Land giveaways are accelerating across Cambodia, often favouring the elite. In Preah Sihanouk, at least 39 giveaways have privatised 3,802 hectares (nearly 15 square miles) since late 2018, according to Licadho. Family members of a senator, the prime minister’s daughters, and a tax department official are, says Licadho, among those who have benefited.
In many instances, people aren’t sure who or what to blame, just that the land was handed over as part of an oknha, an honorific title bestowed on those who give at least $500,000 to the government.
On the outskirts of Sihanoukville near Ream national park, Chan Mom, 37, is in her one-room home, twisting sausages on to skewers and raising her voice to be heard over the construction trucks barreling past. Last autumn, the farmland where she, and her father before her, grew cassava and pineapple, was revoked.
She heard rumours a resort might be built there under an oknha’s ownership, but the authorities gave her no explanation when they demanded that she tear down her shack and stop farming. “We don’t know what to do. We can’t get it back,” Mom says. She decided against protesting. Her husband adds: “Even if I’m strong, I’m just one person. They’ll arrest me.”
There have been small protests. East of Sihanoukville in O’Okhna Heng, where a series of villages are clustered along the road leading to Phnom Penh, Chanthy* – who asked to go by a pseudonym – joined about 30 families at a protest in February over impending evictions.
Ten years ago Chanthy bought several plots of land above the road and received titles stamped by the local government. But people were called to a meeting in January and Chanthy’s husband returned with his hands shaking. He didn’t speak for days. “There’s no way for us to win,” he finally said: an estate agent, Everfortune Real Estate, was reclaiming the area saying their titles, sold through middlemen, were never valid. I can’t accept this. The land should belong to the people. Living in Cambodia is so hard
Neither Everfortune Real Estate nor an O’Okhna Heng official responded to questions about the evictions.
Chanthy says that people had to flee bulldozers, leaving all their belongings behind. Her home is one of a few left at the top of the village. She owes $11,000 in microfinance loans for useless land titles. “If they come again, I will just stay inside the house and let them demolish us too,” she says. “No one can help this place.”

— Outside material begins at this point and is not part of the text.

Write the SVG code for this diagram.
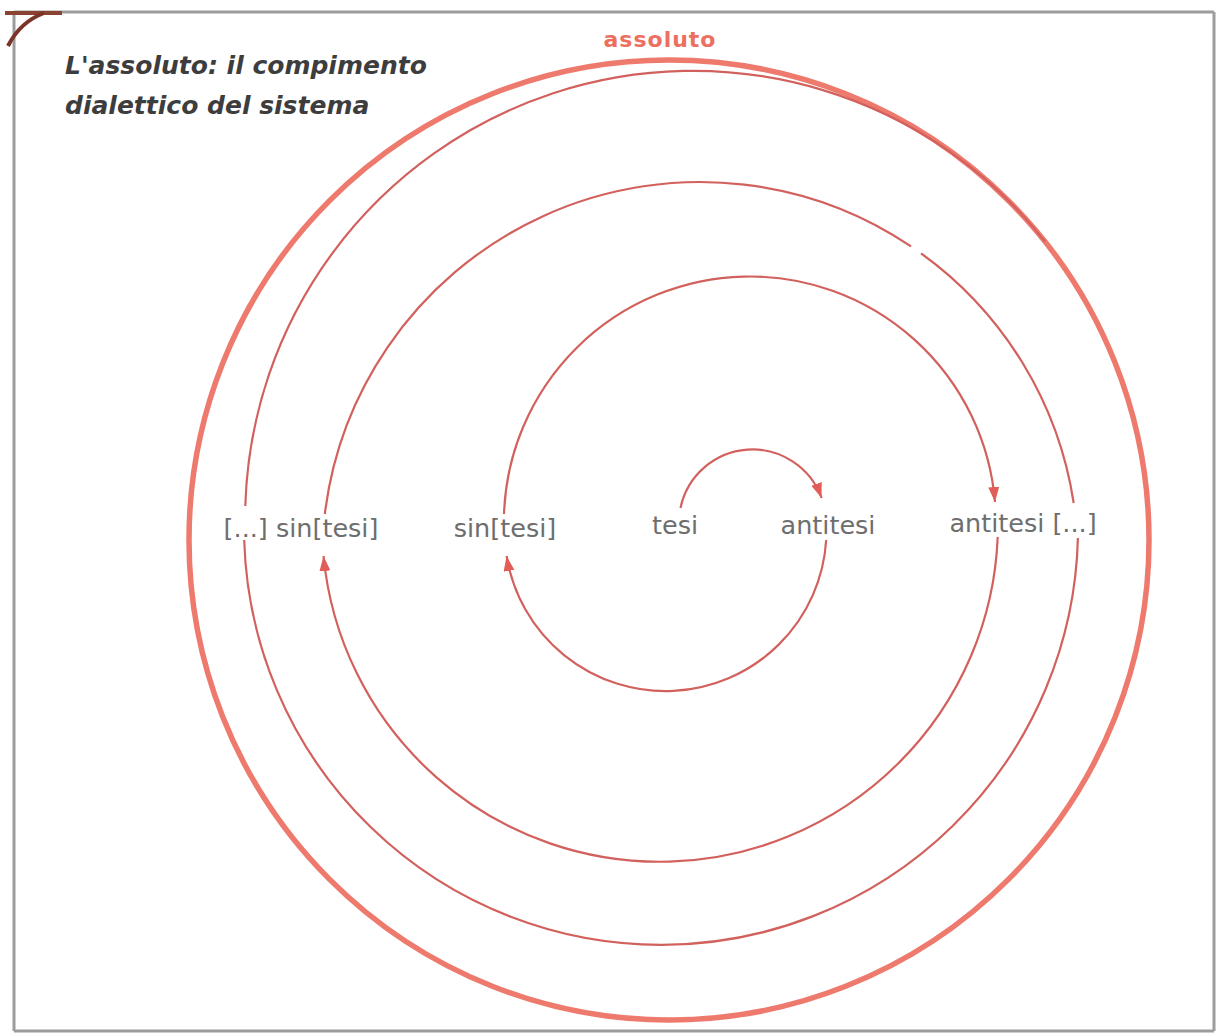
<svg xmlns="http://www.w3.org/2000/svg" width="1218" height="1034" viewBox="0 0 1218 1034">
  <defs>
    <style>
      .frame { stroke: #9c9c9c; stroke-width: 3; fill: none; }
      .thin { fill: none; stroke: #d2615d; stroke-width: 2.2; }
      .thick { fill: none; stroke: #ee7a6e; stroke-width: 5.5; }
      .lbl { font-family: "DejaVu Sans", "Liberation Sans", sans-serif; font-size: 25.5px; fill: #6e6e6e; text-anchor: middle; }
      .title { font-family: "DejaVu Sans", "Liberation Sans", sans-serif; font-size: 25px; font-weight: bold; font-style: italic; fill: #3d3d3d; }
      .abs { font-family: "DejaVu Sans", "Liberation Sans", sans-serif; font-size: 22px; font-weight: bold; fill: #ec6f5f; text-anchor: middle; letter-spacing: 1px; }
    </style>
    <marker id="arrow" markerUnits="userSpaceOnUse" markerWidth="16" markerHeight="12" refX="15" refY="5.5" orient="auto">
      <path d="M0,0 L15,5.5 L0,11 z" fill="#e25d57"/>
    </marker>
  </defs>

  <rect x="0" y="0" width="1218" height="1034" fill="#ffffff"/>

  <g id="frame">
    <line class="frame" x1="14" y1="12" x2="1214" y2="12"/>
    <line class="frame" x1="14" y1="12" x2="14" y2="1031"/>
    <line class="frame" x1="1214" y1="12" x2="1214" y2="1031"/>
    <line class="frame" x1="14" y1="1031" x2="1214" y2="1031"/>
    <line x1="5" y1="13" x2="62" y2="13" stroke="#8a4232" stroke-width="4"/>
    <path d="M 8 46 Q 20 22 44 13" fill="none" stroke="#7a3528" stroke-width="4"/>
  </g>

  <g id="title">
    <text class="title" x="65" y="74">L'assoluto: il compimento</text>
    <text class="title" x="65" y="114">dialettico del sistema</text>
  </g>

  <g id="assoluto">
    <circle class="thick" cx="669" cy="540" r="480"/>
    <text class="abs" x="660" y="47">assoluto</text>
  </g>

  <g id="connectors">
    <path id="u1" class="thin" d="M 680.5 508 A 73.5 73.5 0 0 1 821.6 498" marker-end="url(#arrow)"/>
    <path id="l1" class="thin" d="M 826.2 540 A 161 161 0 0 1 506.6 556" marker-end="url(#arrow)"/>
    <path id="u2" class="thin" d="M 504 514 A 246 246 0 0 1 995 502" marker-end="url(#arrow)"/>
    <path id="l2" class="thin" d="M 997.7 537 A 338 338 0 0 1 323.5 556" marker-end="url(#arrow)"/>
    <path id="u3a" class="thin" d="M 324.8 514 A 378 378 0 0 1 911 246.4"/>
    <path id="u3b" class="thin" d="M 921 253.3 A 378 378 0 0 1 1073.7 503"/>
    <path id="l3" class="thin" d="M 1077.9 538 A 417 417 0 0 1 244.2 540"/>
    <path id="u4" class="thin" d="M 245.3 506 A 448 448 0 0 1 1045 241.6"/>
  </g>

  <g id="node-sintesi-2">
    <text class="lbl" x="301" y="537">[...] sin[tesi]</text>
  </g>
  <g id="node-sintesi-1">
    <text class="lbl" x="505" y="537">sin[tesi]</text>
  </g>
  <g id="node-tesi">
    <text class="lbl" x="675" y="534">tesi</text>
  </g>
  <g id="node-antitesi-1">
    <text class="lbl" x="828" y="534">antitesi</text>
  </g>
  <g id="node-antitesi-2">
    <text class="lbl" x="1023" y="532">antitesi [...]</text>
  </g>
</svg>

Near Sihanoukville airport, 70-year-old Kav Phor is refusing to move from where she has been raising chickens and ducks since 1983. Years ago, Phor faced another land dispute and won her farm back by court order. “New year, new problem,” she says. She thinks the compensatory plot of land authorities offered is too close to another development project, meaning she could be evicted again.
She has not left her shack for weeks, relying on her children to bring her supplies. “I can’t accept this,” Phor says. “Here, the land [should] belong to the people. Living in Cambodia is so hard.”